Right Action

Last week I was at Lowe’s purchasing two chaise lounge chairs for my deck. Once found, I loaded the chairs onto the trolley and continued shopping for, you know, stuff from Lowe’s that you really don’t need but looks kind of fun. As I was checking out I did what I always do and, using mental math, guessed the final amount. I laughed out loud at how wrong my mental calculation was.

Still perplexed, I did the mental calculations again while walking to the car and came to the conclusion that the chaise lounge chairs at $158 each were either on sale or that I wasn’t charged for both chairs. I glanced at my receipt and wouldn’t you know, I was charged for just one chair! In that next moment, I looked up to the sky and smiled. The Buddhists call this an auspicious occurrence. It is a moment of calmness and presence when we can sense the unfolding of opportunity and choice.

In this auspicious occurrence, I paused, took a deep breath and waited for I knew that the “devil” was about to rear it’s ugly head. And, there it was whispering in my ear, “no one will ever know”, “those chairs were too expensive anyway”, yada, yada, yada.

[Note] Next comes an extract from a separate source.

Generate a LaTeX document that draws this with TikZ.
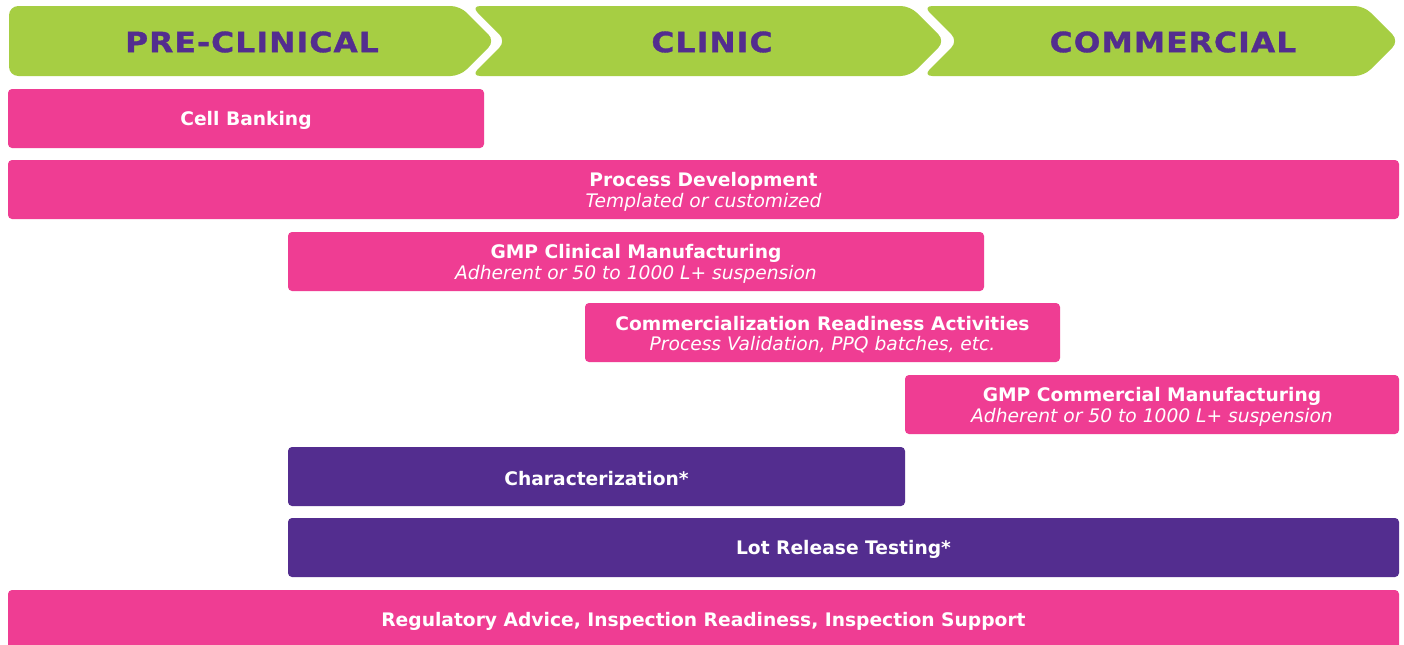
\documentclass[tikz,border=0pt]{standalone}
\usepackage{fontspec}
\setmainfont{DejaVu Sans}
\newfontfamily\phasefont[LetterSpace=4,FakeStretch=1.12,BoldFeatures={FakeBold=1.2}]{DejaVu Sans}
\definecolor{barpink}{HTML}{EF3D93}
\definecolor{barpurple}{HTML}{532D8F}
\definecolor{phasegreen}{HTML}{A6CE43}
% italic second line inside a bar
\newcommand\barsub[1]{{\mdseries\itshape #1}}
\begin{document}
\begin{tikzpicture}[x=0.75pt,y=-0.75pt,
  phase/.style={fill=phasegreen, draw=none, rounded corners=7pt},
  phasetext/.style={text=barpurple, font=\phasefont\fontsize{21}{24}\selectfont\bfseries},
  bar/.style={draw=none, rounded corners=3pt, inner sep=0pt, minimum height=0.75*59pt},
  pinkbar/.style={bar, fill=barpink},
  purplebar/.style={bar, fill=barpurple},
  bartext/.style={inner sep=0pt, text=white, align=center,
    font=\fontsize{14}{15.5}\selectfont\bfseries, yshift=-1.6pt}]
\clip (0,0) rectangle (1404,644);
\fill[white] (0,0) rectangle (1404,644);

% phase chevrons
\path[phase] (9,6) -- (460,6) -- (495,41) -- (460,76) -- (9,76) -- cycle;
\path[phase] (471,6) -- (910,6) -- (945,41) -- (910,76) -- (471,76) -- (506,41) -- cycle;
\path[phase] (923,6) -- (1364,6) -- (1399,41) -- (1364,76) -- (923,76) -- (958,41) -- cycle;
\node[phasetext] (pre) at (252,42) {PRE-CLINICAL};
\node[phasetext] (clinic) at (712,42) {CLINIC};
\node[phasetext] (comm) at (1173,42) {COMMERCIAL};

% activity bars (centre, width in px)
\node[pinkbar, minimum width=0.75*476pt] (cell) at (246,118.5) {};
\node[pinkbar, minimum width=0.75*1391pt] (procdev) at (703.5,189.5) {};
\node[pinkbar, minimum width=0.75*696pt] (gmpclin) at (636,261.5) {};
\node[pinkbar, minimum width=0.75*475pt] (ready) at (822.5,332.5) {};
\node[pinkbar, minimum width=0.75*494pt] (gmpcomm) at (1152,404.5) {};
\node[purplebar, minimum width=0.75*617pt] (charac) at (596.5,476.5) {};
\node[purplebar, minimum width=0.75*1111pt] (lot) at (843.5,547.5) {};
\node[pinkbar, minimum width=0.75*1391pt, minimum height=0.75*60pt] (reg) at (703.5,620) {};

% bar labels
\node[bartext] (cellt) at (cell.center) {Cell Banking};
\node[bartext] (procdevt) at (procdev.center) {Process Development\\\barsub{Templated or customized}};
\node[bartext] (gmpclint) at (gmpclin.center) {GMP Clinical Manufacturing\\\barsub{Adherent or 50 to 1000 L+ suspension}};
\node[bartext] (readyt) at (ready.center) {Commercialization Readiness Activities\\\barsub{Process Validation, PPQ batches, etc.}};
\node[bartext] (gmpcommt) at (gmpcomm.center) {GMP Commercial Manufacturing\\\barsub{Adherent or 50 to 1000 L+ suspension}};
\node[bartext] (charact) at (charac.center) {Characterization*};
\node[bartext] (lott) at (lot.center) {Lot Release Testing*};
\node[bartext, yshift=0.8pt] (regt) at (reg.center) {Regulatory Advice, Inspection Readiness, Inspection Support};
\end{tikzpicture}
\end{document}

Knowing immediately upon realizing that I had been charged for one chair that I was going to go back and pay for the second one, I delighted in observing my sneaky self as it attempted to convince me to just drive away. It was fascinating to watch the false mind and the conscious mind interact.

As you can imagine, the cashier was tripping over himself with praise and gratitude for my honesty when I told him why I was back. I told him that I really didn’t do anything special, I just did the right thing and that I could never sit on the chair and relax knowing that I stole it.

The Buddhists call this Right Action and it is part of the Noble Eight Fold Path, which, together with the Four Noble Truths constitutes the gist of Buddhism. My meditation and yoga practices coupled with my studies helped me, without hesitation, to direct my compass in the right direction which in this case was straight back to the cashier with my credit card in hand.

I drove home smiling at what a wonderful opportunity I had been given to observe how choices unfold in our lives. This one ended well, however, if I don’t pay attention, the next one might not. Little mistakes happen, white lies slip out and I have certainly not  “arrived” anywhere yet. But what an incredible journey it is!

Comments 4

  1. and this is why you are who you are- integrity, a virtue some “talk” about but few actually have integrated into their own life practices–and your ability to practice svadhyaya–this is what makes you a true teacher

  2. It’s these little things that have such a big impact. I think of the floor manager, or the sales associate, who may have been held accountable for the loss. By your right action, you made their day better, even if they never realize it! And what a good example, that cashier will be telling that story for a long time. Lots of positive ripples from this one act of integrity.

  3. Life is simple when you know the difference between right and wrong and do it! Thanks for reminding me that there are still good people out there.